◆ Provided records
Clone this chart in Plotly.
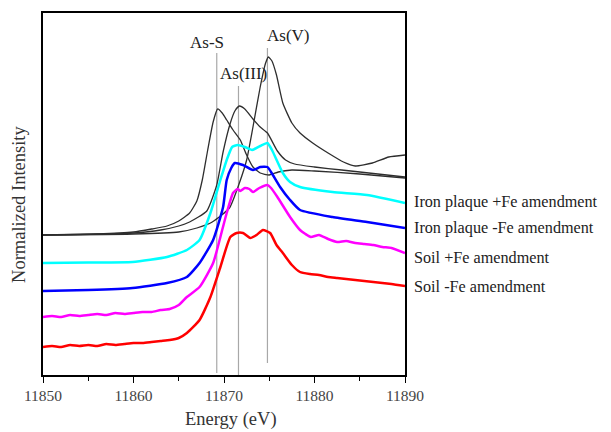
import plotly.graph_objects as go

# ---------------- data ----------------
# Reference spectra (black)
e_ass = [11850, 11856, 11860, 11862, 11863.7, 11865, 11866.2, 11867, 11867.6, 11868.2, 11868.8, 11869.3,
         11869.8, 11870.3, 11871, 11871.8, 11872.5, 11873.2, 11874, 11875, 11876, 11877.5, 11880, 11885, 11890]
i_ass = [1.40, 1.41, 1.43, 1.46, 1.49, 1.54, 1.62, 1.74, 1.95, 2.25, 2.53, 2.66,
         2.62, 2.55, 2.45, 2.35, 2.20, 2.08, 2.02, 2.00, 2.03, 2.05, 2.04, 2.01, 1.97]

e_as3 = [11850, 11856, 11860, 11863, 11865, 11866.2, 11868.1, 11869.2, 11869.9, 11870.7, 11871.2, 11871.7,
         11872.3, 11873.2, 11874, 11874.8, 11875.9, 11876.8, 11877.8, 11880, 11883, 11886, 11890]
i_as3 = [1.40, 1.41, 1.42, 1.45, 1.49, 1.53, 1.64, 1.90, 2.23, 2.52, 2.64, 2.69,
         2.66, 2.56, 2.48, 2.42, 2.24, 2.15, 2.11, 2.08, 2.05, 2.02, 1.98]

e_as5 = [11850, 11860, 11865, 11867, 11868.7, 11870.6, 11871.7, 11872.5, 11873.2, 11874, 11874.6, 11874.9,
         11875.3, 11875.8, 11876.5, 11877.5, 11878.4, 11879.8, 11881.5, 11883.2, 11884.5, 11886.4, 11888.2, 11890]
i_as5 = [1.40, 1.41, 1.43, 1.47, 1.53, 1.67, 1.92, 2.15, 2.48, 2.88, 3.12, 3.18,
         3.14, 3.00, 2.72, 2.52, 2.42, 2.32, 2.22, 2.13, 2.09, 2.12, 2.18, 2.20]

# Samples (coloured, vertically offset)
e_ipp = [11850, 11855, 11859.9, 11863.7, 11865.9, 11867.3, 11868.5, 11869.6, 11870.3, 11870.9, 11871.5, 11872.3,
         11873.1, 11874, 11874.8, 11875.3, 11876.5, 11877.3, 11878.4, 11882, 11885.8, 11890]
i_ipp = [1.12, 1.125, 1.13, 1.18, 1.25, 1.35, 1.62, 1.95, 2.15, 2.28, 2.30, 2.28,
         2.25, 2.29, 2.32, 2.25, 2.02, 1.93, 1.88, 1.83, 1.80, 1.72]

e_ipm = [11850, 11855, 11859.9, 11863.7, 11865.9, 11867.3, 11868.8, 11869.9, 11870.3, 11870.8, 11871.2, 11872.1,
         11873.2, 11874, 11874.8, 11875.4, 11876.2, 11877.3, 11878.4, 11882, 11885.8, 11890]
i_ipm = [0.84, 0.85, 0.87, 0.92, 0.98, 1.12, 1.35, 1.68, 1.95, 2.07, 2.12, 2.10,
         2.05, 2.08, 2.08, 2.00, 1.88, 1.75, 1.65, 1.58, 1.53, 1.47]

e_sp = [11850, 11851, 11852, 11853, 11854, 11855, 11856, 11857, 11858, 11859, 11860, 11861, 11862, 11863,
        11864, 11865, 11865.9, 11867.3, 11868.8, 11869.8, 11870.3, 11871, 11871.5, 11871.8, 11872.3, 11872.8,
        11873.2, 11873.9, 11874.8, 11875.2, 11875.9, 11877.3, 11878.4, 11879, 11879.6, 11880.5, 11881.5,
        11882.5, 11883.5, 11884.5, 11885.5, 11886.5, 11887.5, 11888.5, 11890]
i_sp = [0.58, 0.59, 0.58, 0.60, 0.59, 0.60, 0.61, 0.60, 0.62, 0.61, 0.62, 0.63, 0.63, 0.65,
        0.66, 0.70, 0.78, 0.88, 1.12, 1.45, 1.62, 1.82, 1.86, 1.84, 1.87, 1.86,
        1.83, 1.87, 1.90, 1.87, 1.78, 1.58, 1.45, 1.41, 1.38, 1.40, 1.36,
        1.33, 1.34, 1.32, 1.31, 1.30, 1.28, 1.27, 1.22]

e_sm = [11850, 11851, 11852, 11853, 11854, 11855, 11856, 11857, 11858, 11859, 11860, 11861, 11862, 11863,
        11864, 11865, 11865.9, 11867.3, 11868.5, 11869.6, 11870.7, 11871.4, 11872.1, 11872.9, 11873.6, 11874.3,
        11875.1, 11875.8, 11876.5, 11877.5, 11878.4, 11879.5, 11880.5, 11881.5, 11882.5, 11883.5, 11884.5,
        11885.5, 11886.5, 11887.5, 11888.5, 11890]
i_sm = [0.28, 0.29, 0.28, 0.30, 0.29, 0.30, 0.29, 0.31, 0.30, 0.31, 0.32, 0.32, 0.33, 0.34,
        0.35, 0.37, 0.42, 0.55, 0.78, 1.08, 1.38, 1.42, 1.42, 1.37, 1.40, 1.45,
        1.42, 1.30, 1.22, 1.10, 1.03, 1.01, 1.00, 0.98, 0.97, 0.96, 0.95,
        0.94, 0.93, 0.92, 0.91, 0.89]

sample_names = ["Iron plaque +Fe amendment", "Iron plaque -Fe amendment",
                "Soil +Fe amendment", "Soil -Fe amendment"]
sample_colors = ["#00FFFF", "#0000FF", "#FF00FF", "#FF0000"]
label_y = [1.73, 1.47, 1.17, 0.88]

# Reference energy markers
ref_names = ["As-S", "As(III)", "As(V)"]
ref_energy = [11869.2, 11871.6, 11874.8]
ref_top = [3.22, 2.89, 3.27]
ref_bottom = [0.02, 0.0, 0.12]
ref_label_x = [11868.1, 11872.1, 11877.1]
ref_label_y = [3.33, 3.02, 3.40]

x_ticks = [11850, 11860, 11870, 11880, 11890]

# ---------------- figure ----------------
fig = go.Figure()
FONT = "Liberation Serif, Times New Roman, serif"

for e, v in zip(ref_energy, zip(ref_bottom, ref_top)):
    fig.add_trace(go.Scatter(x=[e, e], y=list(v), mode="lines",
                             line=dict(color="#a8a8a8", width=1.2), showlegend=False, hoverinfo="skip"))

for ex, iy in [(e_ass, i_ass), (e_as3, i_as3), (e_as5, i_as5)]:
    fig.add_trace(go.Scatter(x=ex, y=iy, mode="lines", line=dict(color="#2e2e2e", width=1.3, shape="spline", smoothing=0.5),
                             showlegend=False))

for (ex, iy), name, col in zip([(e_ipp, i_ipp), (e_ipm, i_ipm), (e_sp, i_sp), (e_sm, i_sm)],
                               sample_names, sample_colors):
    fig.add_trace(go.Scatter(x=ex, y=iy, mode="lines", name=name,
                             line=dict(color=col, width=2.5, shape="spline", smoothing=0.5),
                             showlegend=False))

for name, lx, ly in zip(ref_names, ref_label_x, ref_label_y):
    fig.add_annotation(x=lx, y=ly, text=name, showarrow=False, xref="x", yref="y",
                       font=dict(family=FONT, size=17, color="#222"))

for name, ly in zip(sample_names, label_y):
    fig.add_annotation(x=1.02, xref="paper", y=ly, yref="y", text=name, showarrow=False,
                       xanchor="left", yanchor="middle", font=dict(family=FONT, size=16.2, color="#222"))

fig.add_annotation(x=0.52, xref="paper", y=-0.124, yref="paper", text="Energy (eV)", showarrow=False,
                   yanchor="middle", font=dict(family=FONT, size=18.5, color="#333"))
fig.add_annotation(x=-0.066, xref="paper", y=0.47, yref="paper", text="Normalized Intensity", showarrow=False,
                   textangle=-90, xanchor="center", font=dict(family=FONT, size=18.5, color="#333"))

fig.update_xaxes(range=[11850, 11890], tickvals=x_ticks, ticktext=[str(t) for t in x_ticks],
                 automargin=False, ticks="outside", ticklen=6, tickwidth=1.3,
                 tickcolor="black", showline=True, linecolor="black", linewidth=1.5, mirror=True,
                 showgrid=False, zeroline=False,
                 tickfont=dict(family=FONT, size=15.5, color="#444"),
                 minor=dict(tickvals=[11855, 11865, 11875, 11885], ticks="outside", ticklen=4,
                            tickcolor="black", tickwidth=1.2))
fig.update_yaxes(range=[0, 3.62], showticklabels=False, ticks="", showline=True, linecolor="black",
                 linewidth=1.5, mirror=True, showgrid=False, zeroline=False, automargin=False)

# page body has an 8px margin, so the figure is shrunk and shifted to keep the plot box in place
fig.update_layout(width=603, height=424, margin=dict(l=35, r=206, t=5, b=57),
                  plot_bgcolor="white", paper_bgcolor="white", showlegend=False)

fig.write_html("out.html")
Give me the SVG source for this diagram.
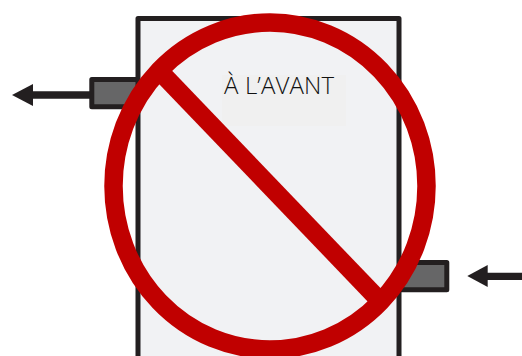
<svg xmlns="http://www.w3.org/2000/svg" width="522" height="356" viewBox="0 0 522 356">
<style>
.k{stroke:#231f20;stroke-width:5;stroke-linejoin:round}
.p{fill:#666667}
.c{fill:none;stroke:#231f20;stroke-width:7.300}
.h{fill:#231f20}
.r{fill:none;stroke:#c00000;stroke-width:18.500}
</style>
<g id="connectors">
<line class="c" x1="92" y1="95" x2="30" y2="95"/>
<polygon class="h" points="12,95 33,84 33,106"/>
<line class="c" x1="522" y1="276.300" x2="485" y2="276.300"/>
<polygon class="h" points="467.300,276 487.700,265 487.700,287"/>
</g>
<g id="port-left"><rect class="k p" x="91.800" y="79.500" width="48" height="27.300"/></g>
<g id="port-right"><rect class="k p" x="398" y="262.500" width="48.800" height="27.300"/></g>
<g id="body">
<rect class="k" fill="#f1f2f4" x="138" y="18.500" width="261" height="350"/>
<rect x="222" y="75" width="124" height="51" fill="#f0f0f0"/>
<text x="224" y="94" font-family="'Open Sans',sans-serif" font-weight="300" font-size="24" fill="#111" textLength="110">À L’AVANT</text>
</g>
<g id="prohibition">
<ellipse class="r" cx="270" cy="186" rx="156.500" ry="163.500"/>
<line class="r" x1="158" y1="69.500" x2="381" y2="302"/>
</g>
</svg>
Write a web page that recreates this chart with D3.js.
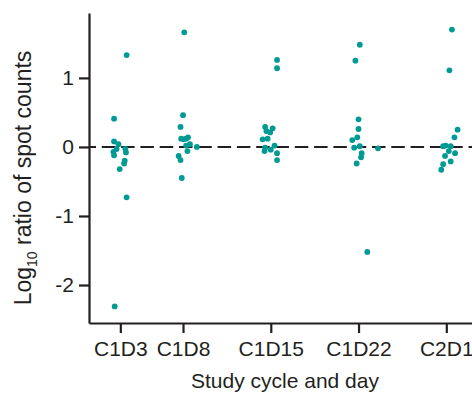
<!DOCTYPE html>
<html lang="en">
<head>
<meta charset="utf-8">
<title>Spot count ratios</title>
<script src="https://cdnjs.cloudflare.com/ajax/libs/d3/7.8.5/d3.min.js"></script>
<style type="text/css">
	body { margin: 0; background: #fff; }
	svg text { font-family: "Liberation Sans", Arial, sans-serif; fill: #231f20; }
	.axis path, .axis line { stroke: #231f20; stroke-width: 2.2px; }
</style>
</head>
<body>
<div id="chart"></div>
<script type="text/javascript">
	//study visits and the day of study they fall on
	var categories = ["C1D3", "C1D8", "C1D15", "C1D22", "C2D1"];
	var visitDays = [3, 8, 15, 22, 29];
	var yTicks = [-2, -1, 0, 1];

	//log10 ratio per patient, with the horizontal jitter (in days)
	var c1d3Values = [1.33, 0.41, 0.08, 0.04, -0.03, -0.07, -0.12, -0.03, -0.08, -0.20, -0.24, -0.32, -0.73, -2.31];
	var c1d3Jitter = [0.5, -0.5, -0.5, -0.15, -0.3, -0.55, -0.5, 0.4, 0.45, 0.35, 0.3, -0.05, 0.5, -0.45];
	var c1d8Values = [1.66, 0.46, 0.29, 0.12, 0.11, 0.12, 0.14, 0.04, 0.02, 0.00, -0.06, -0.13, -0.19, -0.45];
	var c1d8Jitter = [0.1, 0.0, -0.2, -0.15, 0.05, 0.25, 0.4, 0.55, 0.25, 1.1, 0.35, -0.35, -0.2, -0.1];
	var c1d15Values = [1.26, 1.14, 0.29, 0.27, 0.23, 0.21, 0.11, 0.12, 0.02, -0.01, -0.04, -0.06, -0.09, -0.19];
	var c1d15Jitter = [0.5, 0.5, -0.45, 0.15, -0.35, -0.05, -0.65, -0.25, 0.3, -0.45, 0.0, -0.5, 0.5, 0.5];
	var c1d22Values = [1.48, 1.25, 0.40, 0.26, 0.14, 0.10, -0.01, 0.01, -0.09, -0.15, -0.24, -0.02, -1.52];
	var c1d22Jitter = [0.1, -0.25, 0.0, 0.0, -0.1, -0.5, -0.35, 0.1, 0.25, 0.2, -0.15, 1.55, 0.7];
	var c2d1Values = [1.70, 1.11, 0.25, 0.14, 0.01, 0.02, 0.01, -0.06, -0.09, -0.13, -0.21, -0.25, -0.33];
	var c2d1Jitter = [0.45, 0.25, 0.9, 0.65, -0.25, -0.05, 0.35, 0.2, 0.7, -0.1, 0.35, -0.25, -0.4];

	var allValues = [c1d3Values, c1d8Values, c1d15Values, c1d22Values, c2d1Values];
	var allJitter = [c1d3Jitter, c1d8Jitter, c1d15Jitter, c1d22Jitter, c2d1Jitter];

	//flatten into one list of points
	var points = [];
	allValues.forEach(function(vals, i){
		vals.forEach(function(v, j){
			points.push({ day: visitDays[i] + allJitter[i][j], value: v });
		});
	});

	var width = 472;
	var height = 395;

	var svg = d3.select("#chart")
		.append("svg")
		.attr("width", width)
		.attr("height", height);

	//x is a linear day scale, y is the log ratio
	var x = d3.scaleLinear()
		.domain([0.5, 31.05])
		.range([89, 472]);

	var y = d3.scaleLinear()
		.domain([-2.55, 1.94])
		.range([323, 13]);

	//reference line at zero
	svg.append("line")
		.attr("x1", x.range()[0])
		.attr("x2", x.range()[1])
		.attr("y1", y(0))
		.attr("y2", y(0))
		.style("stroke", "#231f20")
		.style("stroke-width", 2)
		.style("stroke-dasharray", "13.5,5.8")
		.style("stroke-dashoffset", 6.5);

	//axes
	var xAxis = d3.axisBottom(x)
		.tickValues(visitDays)
		.tickFormat(function(d, i){ return categories[i]; })
		.tickSize(10)
		.tickSizeOuter(0)
		.tickPadding(8);

	//plain hyphen for negatives, like the original
	var yAxis = d3.axisLeft(y)
		.tickValues(yTicks)
		.tickFormat(function(d){ return String(d); })
		.tickSize(10)
		.tickSizeOuter(0)
		.tickPadding(5);

	svg.append("g")
		.attr("class", "axis")
		.attr("transform", "translate(0," + y.range()[0] + ")")
		.call(xAxis)
		.selectAll("text")
		.style("font-size", "21px");

	svg.append("g")
		.attr("class", "axis")
		.attr("transform", "translate(" + x.range()[0] + ",0)")
		.call(yAxis)
		.selectAll("text")
		.style("font-size", "21px");

	svg.selectAll(".axis text").style("fill", "#231f20");

	//the dots
	svg.selectAll(".dot")
		.data(points)
		.enter().append("circle")
		.attr("class", "dot")
		.attr("cx", function(d){ return x(d.day); })
		.attr("cy", function(d){ return y(d.value); })
		.attr("r", 2.9)
		.style("fill", "#009a94");

	//axis titles
	svg.append("text")
		.attr("x", 285)
		.attr("y", 388)
		.attr("text-anchor", "middle")
		.style("font-size", "21px")
		.text("Study cycle and day");

	var ylab = svg.append("text")
		.attr("transform", "translate(31,178) rotate(-90)")
		.attr("text-anchor", "middle")
		.style("font-size", "23px");
	ylab.append("tspan").text("Log");
	ylab.append("tspan").attr("dy", 6).style("font-size", "14px").text("10");
	ylab.append("tspan").attr("dy", -6).text(" ratio of spot counts");
</script>
</body>
</html>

◆ Required work
Quote exactly what appears from the line containing "Write a web" through the line containing "0.35, -0.25, -0.4];", both included, except for the pictures, and nothing more.

◆ Completed exercise
Write a web page that recreates this chart with D3.js.
<!DOCTYPE html>
<html lang="en">
<head>
<meta charset="utf-8">
<title>Spot count ratios</title>
<script src="https://cdnjs.cloudflare.com/ajax/libs/d3/7.8.5/d3.min.js"></script>
<style type="text/css">
	body { margin: 0; background: #fff; }
	svg text { font-family: "Liberation Sans", Arial, sans-serif; fill: #231f20; }
	.axis path, .axis line { stroke: #231f20; stroke-width: 2.2px; }
</style>
</head>
<body>
<div id="chart"></div>
<script type="text/javascript">
	//study visits and the day of study they fall on
	var categories = ["C1D3", "C1D8", "C1D15", "C1D22", "C2D1"];
	var visitDays = [3, 8, 15, 22, 29];
	var yTicks = [-2, -1, 0, 1];

	//log10 ratio per patient, with the horizontal jitter (in days)
	var c1d3Values = [1.33, 0.41, 0.08, 0.04, -0.03, -0.07, -0.12, -0.03, -0.08, -0.20, -0.24, -0.32, -0.73, -2.31];
	var c1d3Jitter = [0.5, -0.5, -0.5, -0.15, -0.3, -0.55, -0.5, 0.4, 0.45, 0.35, 0.3, -0.05, 0.5, -0.45];
	var c1d8Values = [1.66, 0.46, 0.29, 0.12, 0.11, 0.12, 0.14, 0.04, 0.02, 0.00, -0.06, -0.13, -0.19, -0.45];
	var c1d8Jitter = [0.1, 0.0, -0.2, -0.15, 0.05, 0.25, 0.4, 0.55, 0.25, 1.1, 0.35, -0.35, -0.2, -0.1];
	var c1d15Values = [1.26, 1.14, 0.29, 0.27, 0.23, 0.21, 0.11, 0.12, 0.02, -0.01, -0.04, -0.06, -0.09, -0.19];
	var c1d15Jitter = [0.5, 0.5, -0.45, 0.15, -0.35, -0.05, -0.65, -0.25, 0.3, -0.45, 0.0, -0.5, 0.5, 0.5];
	var c1d22Values = [1.48, 1.25, 0.40, 0.26, 0.14, 0.10, -0.01, 0.01, -0.09, -0.15, -0.24, -0.02, -1.52];
	var c1d22Jitter = [0.1, -0.25, 0.0, 0.0, -0.1, -0.5, -0.35, 0.1, 0.25, 0.2, -0.15, 1.55, 0.7];
	var c2d1Values = [1.70, 1.11, 0.25, 0.14, 0.01, 0.02, 0.01, -0.06, -0.09, -0.13, -0.21, -0.25, -0.33];
	var c2d1Jitter = [0.45, 0.25, 0.9, 0.65, -0.25, -0.05, 0.35, 0.2, 0.7, -0.1, 0.35, -0.25, -0.4];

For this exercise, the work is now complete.